Last week, I attended a presentation by Pierre-Olivier Pineau, a professor at HEC Montreal who specializes in energy policy. He delivered a presentation entitled “The Energy Non-Crisis.” His basic thesis is that the current state of global energy consumption does not meet the definition of a crisis. He asserts that at our current rates of consumption we could survive for at least a century, and thereby there is no immediate need to curb usage of non-renewables.
Obviously, and I believe intentionally, this perspective excludes a number of critical arguments, not the least of which being rising rates of demand across the developed and undeveloped world and the environmental impacts of our energy habits. He does this to establish a bookend perspective. One (untenable) position is that we maintain the status quo. The other (unlikely) position is that the world wakes up tomorrow with the political and economic will to dramatically and materially change the way energy is produced and consumed.
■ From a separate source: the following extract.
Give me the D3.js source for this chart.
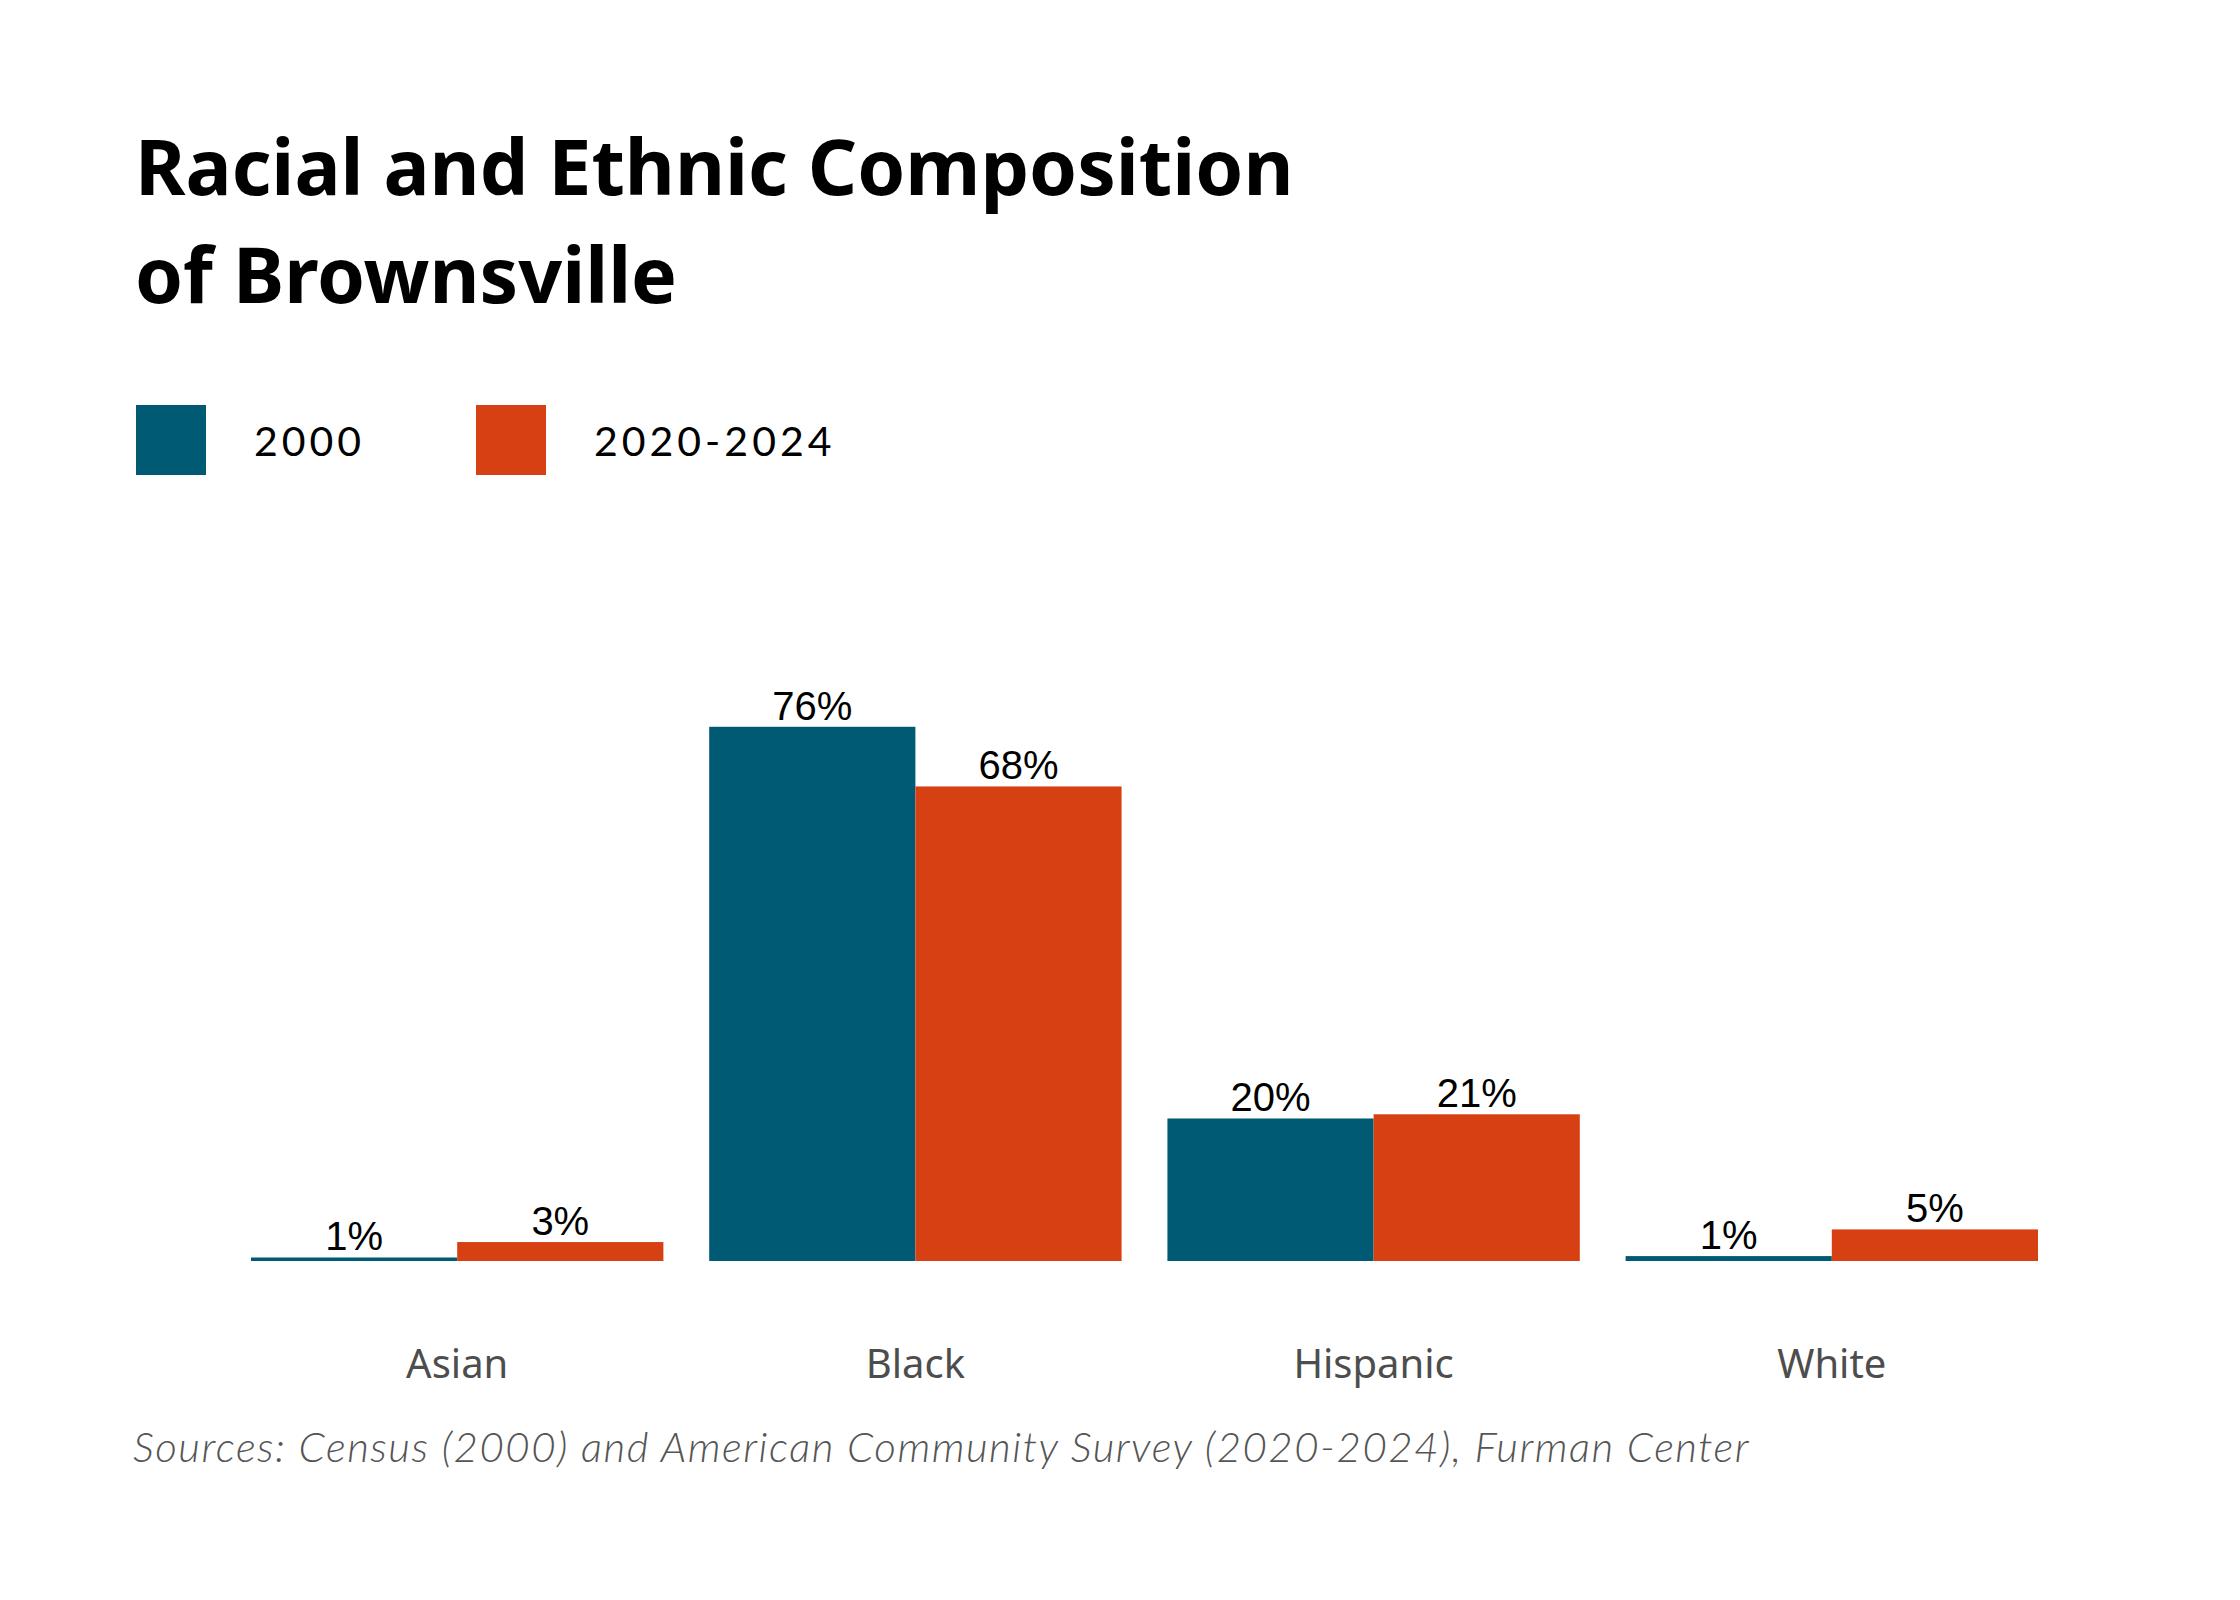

The net effect this has is to open up the middle ground, and allow the rest of us to debate exactly what the appropriate actions to take are. For our generation, this question is particularly poignant. 100 years seems like a long way off, but when we turn 65, this will become an immediate concern.
For the most part, we say all the right things. We research new technologies, we talk about reducing our carbon footprints, and we chide our parents about the gas-guzzling minivans they drove carpool in when we were young. But what can we do to have an impact beyond our small spheres of influence? How do we expand our scopes to the communities around us?
I believe that the way to affect change is by engaging actively in the political process, working with our elected representatives to develop an implement meaningful change. Ultimately, we will be in a position to become those elected representitives, and will hopefull be campaigning to a more educated and concerned population. I suspect, however, that many of my peers disagree with this, and feel that politics is an old man’s game with no real impact. So what does everyone out there think? How can generation Y, on the cusp of self-sufficiency, drive our respective communities to take action while energy is still a “non-crisis”?